Many of the problems inherent in the processes and apparatuses of the prior art for reducing NO.sub.x emissions have been obviated by the burner assembly disclosed in our U.S. Pat. No. 5,044,932 in which a burner tile is disposed about a central fuel nozzle and an air inlet port. Secondary fuel nozzles are disposed peripherally about the burner tile. A barrier member in proximity to the furnace floor forms a flue gas tunnel to collect internal flue gas, and the collected flue gas is passed to the vicinity of the secondary fuel nozzles where a portion is aspirated into the combustion zone by fluid driven eductors through access openings in the burner tile.
Previously known processes and apparatuses are generally capable of reducing NO.sub.x emission levels, but numerous disadvantages or limitations limit the applications for such processes and apparatuses, including the prior art burner assemblies discusses above.

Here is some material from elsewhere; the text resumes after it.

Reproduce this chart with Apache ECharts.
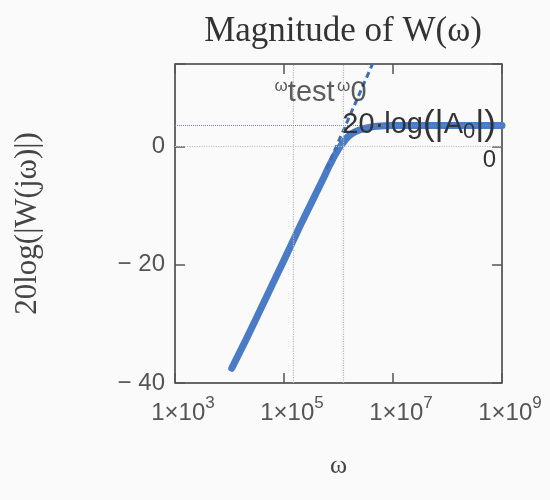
<!DOCTYPE html>
<html>
<head>
<meta charset="utf-8">
<script src="https://cdn.jsdelivr.net/npm/echarts@6/dist/echarts.min.js"></script>
<style>
html,body{margin:0;padding:0;background:#fafafa;}
#chart{width:550px;height:500px;}
</style>
</head>
<body>
<div id="chart"></div>
<script>
// ---- data ----
const omega   = [1.1e4, 2e4, 5e4, 1e5, 2e5, 5e5, 7e5, 1e6, 1.2e6, 1.5e6, 2e6, 3e6, 5e6, 1e7, 1e8, 1e9];
const magDb   = [-37.5, -32.7, -25.0, -19.2, -13.3, -5.8, -3.0, -0.4, 0.6, 1.7, 2.5, 3.1, 3.45, 3.6, 3.6, 3.6];
const asymOmega = [6e5, 4.2e6];
const asymDb    = [-3.8, 14];
const omegaTest = 1.5e5;
const omega0    = 1.2e6;
const A0dB      = 3.6;
const zeroDb    = 0;
const annotY    = 9.2;
const xTickExponents = [3, 5, 7, 9];
const yTicks = [-40, -20, 0];

const SANS = 'Liberation Sans, Arial, sans-serif';
const SERIF = 'Liberation Serif, Times New Roman, serif';

const chart = echarts.init(document.getElementById('chart'));

const xLabelFormatter = v => {
  const e = Math.round(Math.log10(v));
  if (xTickExponents.indexOf(e) < 0) return '';
  return '{b|1×10}{s|' + e + '}';
};
const yLabelFormatter = v => {
  if (yTicks.indexOf(v) < 0) return '';
  return v < 0 ? '− ' + Math.abs(v) : String(v);
};

const commonX = {
  type: 'log', logBase: 10, min: 1e3, max: 1e9, interval: 2,
  splitLine: {show: false}, minorTick: {show: false}
};
const commonY = {
  type: 'value', min: -40, max: 14, interval: 20,
  splitLine: {show: false}
};
const axisLineStyle = {show: true, onZero: false, lineStyle: {color: '#555', width: 1.5}};
const tickStyle = {show: true, inside: true, length: 10, lineStyle: {color: '#555', width: 1.5}};

chart.setOption({
  backgroundColor: '#fafafa',
  animation: false,
  title: {
    text: 'Magnitude of W(ω)',
    left: 338, textAlign: 'center', top: 9,
    textStyle: {fontFamily: SERIF, fontSize: 35, fontWeight: 'normal', color: '#333'}
  },
  grid: {left: 175, right: 48, top: 64, bottom: 117, show: true, borderColor: '#555', borderWidth: 1, backgroundColor: 'transparent'},
  xAxis: [
    Object.assign({}, commonX, {
      position: 'bottom',
      name: 'ω', nameLocation: 'middle', nameGap: 70,
      nameTextStyle: {fontFamily: SERIF, fontSize: 26, color: '#444'},
      axisLine: axisLineStyle,
      axisTick: tickStyle,
      axisLabel: {
        formatter: xLabelFormatter, margin: 12, padding: [0, 0, 0, 16],
        rich: {
          b: {fontFamily: SANS, fontSize: 24, color: '#555', lineHeight: 30, verticalAlign: 'bottom'},
          s: {fontFamily: SANS, fontSize: 17, color: '#555', lineHeight: 30, verticalAlign: 'top'}
        }
      }
    }),
    Object.assign({}, commonX, {
      position: 'top',
      axisLine: axisLineStyle,
      axisTick: tickStyle,
      axisLabel: {show: false}
    })
  ],
  yAxis: [
    Object.assign({}, commonY, {
      position: 'left',
      name: '20log(|W(jω)|)', nameLocation: 'middle', nameGap: 132, nameRotate: 90,
      nameTextStyle: {fontFamily: SERIF, fontSize: 31, color: '#444'},
      axisLine: axisLineStyle,
      axisTick: tickStyle,
      axisLabel: {formatter: yLabelFormatter, margin: 10, fontFamily: SANS, fontSize: 24, color: '#555'}
    }),
    Object.assign({}, commonY, {
      position: 'right',
      axisLine: axisLineStyle,
      axisTick: tickStyle,
      axisLabel: {show: false}
    })
  ],
  series: [
    {
      name: 'markers', type: 'line', data: [], silent: true,
      markLine: {
        symbol: 'none', silent: true, animation: false,
        data: [
          {xAxis: omegaTest, lineStyle: {color: '#b8b8b8', type: 'dotted', width: 1.2}, label: {show: false}},
          {xAxis: omega0, lineStyle: {color: '#b8b8b8', type: 'dotted', width: 1.2}, label: {show: false}},
          {yAxis: zeroDb, lineStyle: {color: '#c4c4c4', type: 'dotted', width: 1.2},
            label: {show: true, position: 'insideEndBottom', formatter: '0', distance: [6, 2],
              fontFamily: SANS, fontSize: 24, color: '#333'}}
        ]
      },
      z: 1
    },
    {
      name: 'W', type: 'line', data: omega.map((w, i) => [w, magDb[i]]),
      showSymbol: false, symbol: 'none', smooth: 0.25,
      lineStyle: {color: '#4a7bc6', width: 7, cap: 'round', join: 'round'},
      z: 2
    },
    {
      name: 'A0', type: 'line', data: [], silent: true,
      markLine: {
        symbol: 'none', silent: true, animation: false,
        data: [
          {yAxis: A0dB, lineStyle: {color: '#7a8aa5', type: 'dotted', width: 1},
            label: {show: true, position: 'insideEnd', distance: [6, 0],
              formatter: '{t|20·log}{p|(|}{t|A}{sub|0}{p||)}',
              rich: {
                t: {fontFamily: SANS, fontSize: 29, color: '#333'},
                p: {fontFamily: SANS, fontSize: 35, color: '#333'},
                sub: {fontFamily: SANS, fontSize: 22, color: '#333', verticalAlign: 'bottom', padding: [10, 0, 0, 0]}
              }}}
        ]
      },
      z: 4
    },
    {
      name: 'asymptote', type: 'line', data: asymOmega.map((w, i) => [w, asymDb[i]]),
      showSymbol: false, symbol: 'none',
      lineStyle: {color: '#3d6cb8', width: 3, type: [6, 4]},
      z: 3
    },
    {
      name: 'annot', type: 'scatter', symbolSize: 0, silent: true,
      data: [
        {value: [omegaTest, annotY], label: {show: true, position: 'inside', offset: [11, 0],
          formatter: '{w|ω}{t|test}'}},
        {value: [omega0, annotY], label: {show: true, position: 'inside', offset: [9, 0],
          formatter: '{w|ω}{t|0}'}}
      ],
      label: {
        rich: {
          w: {fontFamily: SANS, fontSize: 17, color: '#333', verticalAlign: 'top', lineHeight: 30},
          t: {fontFamily: SANS, fontSize: 29, color: '#333', verticalAlign: 'bottom', lineHeight: 30}
        }
      },
      z: 5
    }
  ]
});
</script>
</body>
</html>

Such processes and apparatuses variously fail to provide full emission control; incur flame instability; produce additional emission constituents that are themselves recognized as undesirable; require additional costs, including initial capital outlay and ongoing operating expenses; and many present unacceptable liability exposure.
Processes and apparatuses capable of producing acceptable NO.sub.x and CO emission levels and which overcome the numerous disadvantages and limitations of previously known processes and apparatuses are constantly being sought. It is to such that the present invention is directed.